How does commercial real estate generate returns?

The fundamental purpose of any investment is to get good returns. When it comes to commercial real estate investing, there are many ways you can earn good returns from it. You can either lease a property and charge tenants and amount in exchange for the property (rental income), over a given period of time; or you can capture property appreciation over time (appreciation and value add). There is also the option of investing in commercial real estate through crowdfunding.

Rental income: This is the most common method of generating returns through real estate. Rental income is a source of cash flow or revenue for the owner of the property. There are various factors that determine what kind of rental payment a property owner can demand from a tenant; they are typically based on the classes of the properties. In addition, commercial real estate’s ability to generate returns is determined by factors such as operating expenses and debt services.

The income generated by rental payment can be considered as passive income, depending on how the property owner decides to establish a management structure of the operations of the building. As a property owner, if it is too much trouble to manage a commercial real estate building by yourself, you can employ the services of a property manager or a property management company.

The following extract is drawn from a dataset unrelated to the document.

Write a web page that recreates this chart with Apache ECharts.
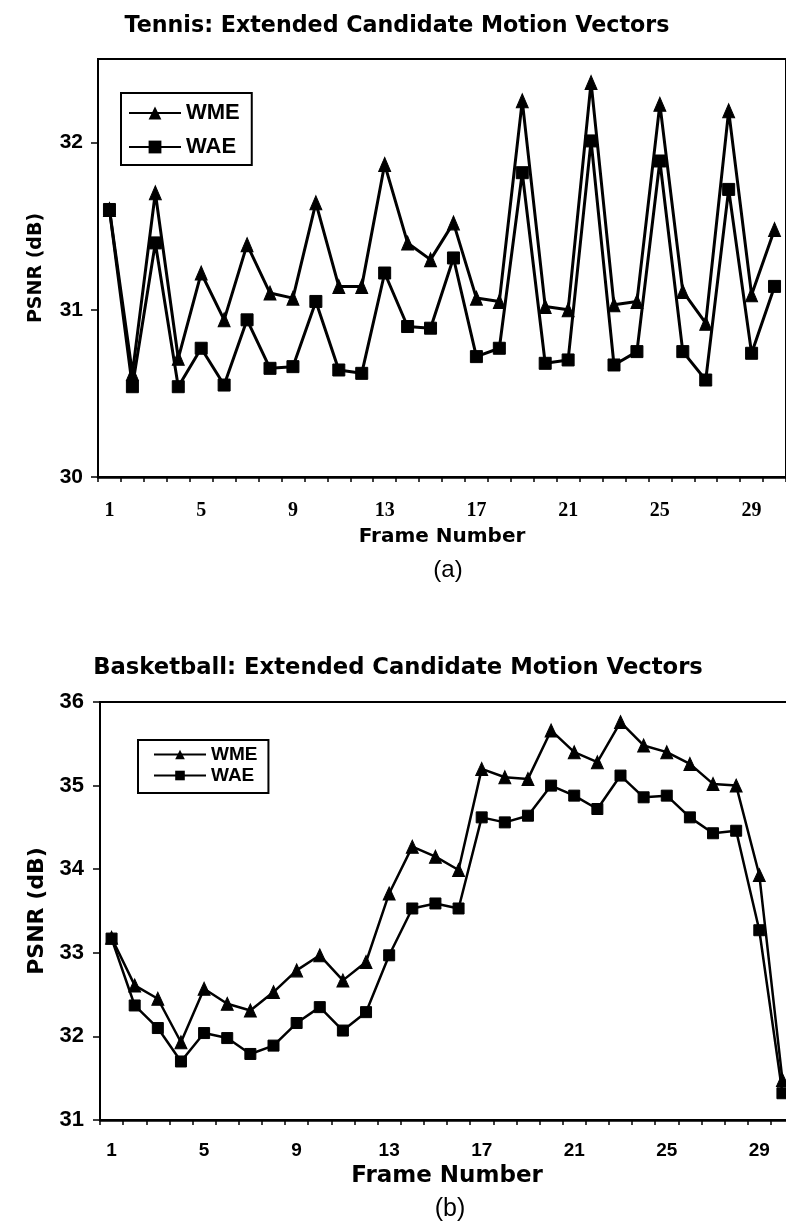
<!DOCTYPE html>
<html>
<head>
<meta charset="utf-8">
<script src="https://cdn.jsdelivr.net/npm/echarts@6/dist/echarts.min.js"></script>
<style>
html,body{margin:0;padding:0;background:#fff;}
#c{width:786px;height:1232px;}
</style>
</head>
<body>
<div id="c"></div>
<script>
// ---- data ----
var frames = ['1','2','3','4','5','6','7','8','9','10','11','12','13','14','15','16','17','18','19','20','21','22','23','24','25','26','27','28','29','30'];
var tennisWME = [31.60, 30.62, 31.70, 30.71, 31.22, 30.94, 31.39, 31.10, 31.07, 31.64, 31.14, 31.14, 31.87, 31.40, 31.30, 31.52, 31.07, 31.05, 32.25, 31.02, 31.00, 32.36, 31.03, 31.05, 32.23, 31.11, 30.92, 32.19, 31.09, 31.48];
var tennisWAE = [31.60, 30.54, 31.40, 30.54, 30.77, 30.55, 30.94, 30.65, 30.66, 31.05, 30.64, 30.62, 31.22, 30.90, 30.89, 31.31, 30.72, 30.77, 31.82, 30.68, 30.70, 32.01, 30.67, 30.75, 31.89, 30.75, 30.58, 31.72, 30.74, 31.14];
var basketWME = [33.18, 32.61, 32.45, 31.93, 32.57, 32.39, 32.31, 32.53, 32.79, 32.97, 32.67, 32.89, 33.71, 34.27, 34.15, 33.99, 35.20, 35.10, 35.08, 35.66, 35.40, 35.28, 35.76, 35.48, 35.40, 35.26, 35.02, 35.00, 33.93, 31.48];
var basketWAE = [33.17, 32.37, 32.10, 31.70, 32.04, 31.98, 31.79, 31.89, 32.16, 32.35, 32.07, 32.29, 32.97, 33.53, 33.59, 33.53, 34.62, 34.56, 34.64, 35.00, 34.88, 34.72, 35.12, 34.86, 34.88, 34.62, 34.43, 34.46, 33.27, 31.32];
var tennisYTicks = [30, 31, 32];
var basketYTicks = [31, 32, 33, 34, 35, 36];
var seriesNames = ['WME', 'WAE'];
var titles = ['Tennis: Extended Candidate Motion Vectors', 'Basketball: Extended Candidate Motion Vectors'];
var xName = 'Frame Number';
var yName = 'PSNR (dB)';
var captions = ['(a)', '(b)'];

var chart = echarts.init(document.getElementById('c'), null, {renderer: 'canvas'});
var black = '#000';
var heavy = 'DejaVu Sans';

function xAxisCfg(gridIndex, labelFont, labelSize, margin, nameSize, nameGap) {
  return {
    type: 'category', gridIndex: gridIndex, data: frames, boundaryGap: true,
    axisLine: {show: true, lineStyle: {color: black, width: 2.5}},
    axisTick: {show: true, interval: 0, length: 5, lineStyle: {color: black, width: 1.5}},
    axisLabel: {interval: 3, color: black, fontFamily: labelFont, fontWeight: 'bold', fontSize: labelSize, margin: margin},
    name: xName, nameLocation: 'middle', nameGap: nameGap,
    nameTextStyle: {color: black, fontFamily: heavy, fontWeight: 'bold', fontSize: nameSize},
    splitLine: {show: false}
  };
}
function yAxisCfg(gridIndex, min, max, ticks, labelFont, labelSize, margin, nameSize, nameGap) {
  return {
    type: 'value', gridIndex: gridIndex, min: min, max: max, interval: 1,
    axisLine: {show: true, lineStyle: {color: black, width: 2}},
    axisTick: {show: true, length: 7, customValues: ticks, lineStyle: {color: black, width: 1.5}},
    axisLabel: {customValues: ticks, color: black, fontFamily: labelFont, fontWeight: 'bold', fontSize: labelSize, margin: margin},
    name: yName, nameLocation: 'middle', nameGap: nameGap, nameRotate: 90,
    nameTextStyle: {color: black, fontFamily: heavy, fontWeight: 'bold', fontSize: nameSize},
    splitLine: {show: false}
  };
}
function lineSeries(name, data, xi, yi, symbol, size, width) {
  return {
    name: name, type: 'line', xAxisIndex: xi, yAxisIndex: yi, data: data,
    symbol: symbol, symbolSize: size, showAllSymbol: true,
    lineStyle: {color: black, width: width},
    itemStyle: {color: black, borderColor: black},
    emphasis: {disabled: true}, animation: false, clip: false
  };
}

var option = {
  backgroundColor: '#fff',
  animation: false,
  title: [
    {text: titles[0], left: 392, top: 10, textAlign: 'center', textStyle: {color: black, fontFamily: heavy, fontWeight: 'bold', fontSize: 22.2}},
    {text: titles[1], left: 393, top: 652, textAlign: 'center', textStyle: {color: black, fontFamily: heavy, fontWeight: 'bold', fontSize: 22.7}},
    {text: captions[0], left: 443, top: 553, textAlign: 'center', textStyle: {color: black, fontFamily: 'Liberation Sans', fontWeight: 'normal', fontSize: 24}},
    {text: captions[1], left: 445, top: 1192, textAlign: 'center', textStyle: {color: black, fontFamily: 'Liberation Sans', fontWeight: 'normal', fontSize: 25}}
  ],
  legend: [
    {
      data: seriesNames, orient: 'vertical', left: 121, top: 93,
      padding: [9, 12, 7, 7], itemGap: 12, itemWidth: 52, itemHeight: 16,
      borderColor: black, borderWidth: 2, selectedMode: false,
      textStyle: {color: black, fontFamily: 'Liberation Sans', fontWeight: 'bold', fontSize: 22}
    },
    {
      data: seriesNames, orient: 'vertical', left: 138, top: 740,
      padding: [5, 11, 8, 15], itemGap: 2, itemWidth: 52, itemHeight: 12,
      borderColor: black, borderWidth: 2, selectedMode: false,
      textStyle: {color: black, fontFamily: 'Liberation Sans', fontWeight: 'bold', fontSize: 19}
    }
  ],
  grid: [
    {left: 98, width: 688, top: 59, height: 418, show: true, borderColor: black, borderWidth: 2, backgroundColor: 'transparent', outerBoundsMode: 'none', containLabel: false},
    {left: 100, width: 694, top: 702, height: 418, show: true, borderColor: black, borderWidth: 2, backgroundColor: 'transparent', outerBoundsMode: 'none', containLabel: false}
  ],
  xAxis: [
    xAxisCfg(0, 'Liberation Serif', 20, 24, 20, 50),
    xAxisCfg(1, 'Liberation Sans', 19, 21, 23, 45)
  ],
  yAxis: [
    yAxisCfg(0, 30, 32.5, tennisYTicks, 'Liberation Sans', 21, 15, 19, 52),
    yAxisCfg(1, 31, 36, basketYTicks, 'Liberation Sans', 22, 16, 22, 52)
  ],
  series: [
    lineSeries(seriesNames[0], tennisWME, 0, 0, 'triangle', [12, 14], 3),
    lineSeries(seriesNames[1], tennisWAE, 0, 0, 'rect', 12, 3),
    lineSeries(seriesNames[0], basketWME, 1, 1, 'triangle', [12, 13], 2.5),
    lineSeries(seriesNames[1], basketWAE, 1, 1, 'rect', 11, 2.5)
  ]
};
chart.setOption(option);
</script>
</body>
</html>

Appreciation and value add

Another way to generate income from commercial real estate is through an increase in a property’s equity value over the period of ownership. The property owner would be required to be on the look for appreciation opportunities that can increase the value of a property. If properties can gain value, they can also lose value.

Basically, if demand for a property increases due to coming scarcity, there is a good chance that the value of that property will increase and customers will be willing to pay higher amounts than the original purchase price. Generally, real estate belongs to a scarce asset class, ranging from raw land to developed buildings. Scarcity is sure in real estate and it is increased by demand, especially in major cities.

While scarcity can be a force that drives real estate appreciation, it still depends on the marketplace in question. Housing demand in urban areas with limited supply are higher compared to housing markets in rural areas which have more houses but low demand. The availability of the houses is usually not a problem in both markets, but the proximity to urban life.

Appreciation through demand is a good way to add value to a property but it isn’t the only way. Investors can also make deliberate efforts to increase the value of a property. They can do this by refurbishing a building before putting it back on the market to make it more appealing to customers. The property owner can charge higher rents for better-looking apartments compared to worn out apartments.